Interview with: Stephan Russ-Mohl, Professor of Journalism and Media Management at the Faculty of Communication Sciences, Università della Svizzera italiana, Lugano and Director of the European Journalism Observatory.
Interviewd by: Simona Pezzano, Research fellow at IULM, Italy
1. Challenges of current journalism education: What is problematic in teaching digital journalism?
- Nobody currently knows what should be taught, since the new technologies are evolving too rapidly, and it is not possible to keep up with the incredibly fast changes. What it is necessary to do, instead, is teach the students how to be open and flexible, in order to be prepared for any innovation.
- Another crucial issue is teaching them the values they should follow, not only as journalists, but also in being, at the same time, part of the audience that consumes news.
2. Challenges of current journalism education: What is good?
- What is truly important in this field is that everybody should be aware of the cross-language barriers. A minimum precondition for anyone in Europe who wants to work in journalism is becoming fluent in speaking and writing English. It is also fundamental to be fluent in some other languages to connect journalists to each other and to be ready to deal with a global networked digital environment.
- Just to give you an idea, please have a look at the website of the European Journalism Observatory: www.ejo.ch. One of the missions of the EJO is building connections among journalists across Europe and the U.S.A. The content of this website is currently available in 11 different languages, with journalists and scholars, who write for it, based in over twelve countries.

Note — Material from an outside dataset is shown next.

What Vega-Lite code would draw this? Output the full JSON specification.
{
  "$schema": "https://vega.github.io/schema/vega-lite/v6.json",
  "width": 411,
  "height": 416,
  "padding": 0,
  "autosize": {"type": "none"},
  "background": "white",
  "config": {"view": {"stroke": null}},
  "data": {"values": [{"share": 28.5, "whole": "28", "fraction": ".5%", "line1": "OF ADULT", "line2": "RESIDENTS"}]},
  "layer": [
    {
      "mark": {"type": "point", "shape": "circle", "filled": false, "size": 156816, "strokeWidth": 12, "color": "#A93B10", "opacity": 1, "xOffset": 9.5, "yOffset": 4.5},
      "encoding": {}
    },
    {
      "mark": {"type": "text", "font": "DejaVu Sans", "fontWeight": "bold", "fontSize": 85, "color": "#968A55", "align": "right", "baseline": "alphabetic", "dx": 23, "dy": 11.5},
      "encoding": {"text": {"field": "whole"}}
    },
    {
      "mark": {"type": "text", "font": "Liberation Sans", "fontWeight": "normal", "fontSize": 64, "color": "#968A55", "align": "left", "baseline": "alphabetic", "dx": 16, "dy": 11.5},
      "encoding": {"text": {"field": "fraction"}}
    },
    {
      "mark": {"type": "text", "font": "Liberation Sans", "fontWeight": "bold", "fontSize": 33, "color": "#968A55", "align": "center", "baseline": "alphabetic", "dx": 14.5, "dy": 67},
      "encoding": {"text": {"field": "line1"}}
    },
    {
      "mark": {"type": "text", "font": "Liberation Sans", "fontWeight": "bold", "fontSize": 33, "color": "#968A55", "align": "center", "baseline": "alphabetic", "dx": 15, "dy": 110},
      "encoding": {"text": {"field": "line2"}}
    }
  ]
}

3. Developing journalism education: How to teach social media skills?
- We certainly need to include social media in our teaching approach and to adapt our discourse on the practice of journalism to these new applications.
- But I don’t think we should teach how to deal with Facebook or with Twitter as media journalists; these are social media for which nobody knows how long they will last in the media environment. In fact, at any time, we may find ourselves dealing with different social media that come up in the near future, with new rules and a new way of working. What is crucial, at the moment, is rather to explain to the students that they should be aware of the time they consume in interacting with them.
4. Combining practice and theory
- It has always been important to combine practice and theory in a balanced way, and not just now. This has always been a crucial and, I suggest, an old question. In fact, there has always been a strong division between these two fields. On the one hand, there are scholars who think only to teach theory, and on the other hand, there are those who come from the working field, who are too overwhelming on practice.
5. Local market needs: How to meet them?
- First of all, students in journalism education should be reduced in numbers; who should we admit into our courses? We should have a small number of students and pay close attention to the selection, as is already done by those private journalism schools that are linked to television media in Switzerland.
- Having a small group of very highly motivated and well prepared students would allow us to follow them better and would provide them with a better chance to spend more time practicing in labs. In this way, we would also guarantee them a greater opportunity to enter the working world.
6. Interacting with the audience
- We should teach our students how to handle all comments that come from audience, but at the same time, we should question who should be responsible for this kind of job (it is more a Media Management responsibility) and who will pay for it.
- On the other hand, it is also true that in Switzerland, some websites have prevented the audience from posting their comments on the news, since this flow of opinions can easily go completely out of control. We should be aware that there is a high risk in handling freely posted comments.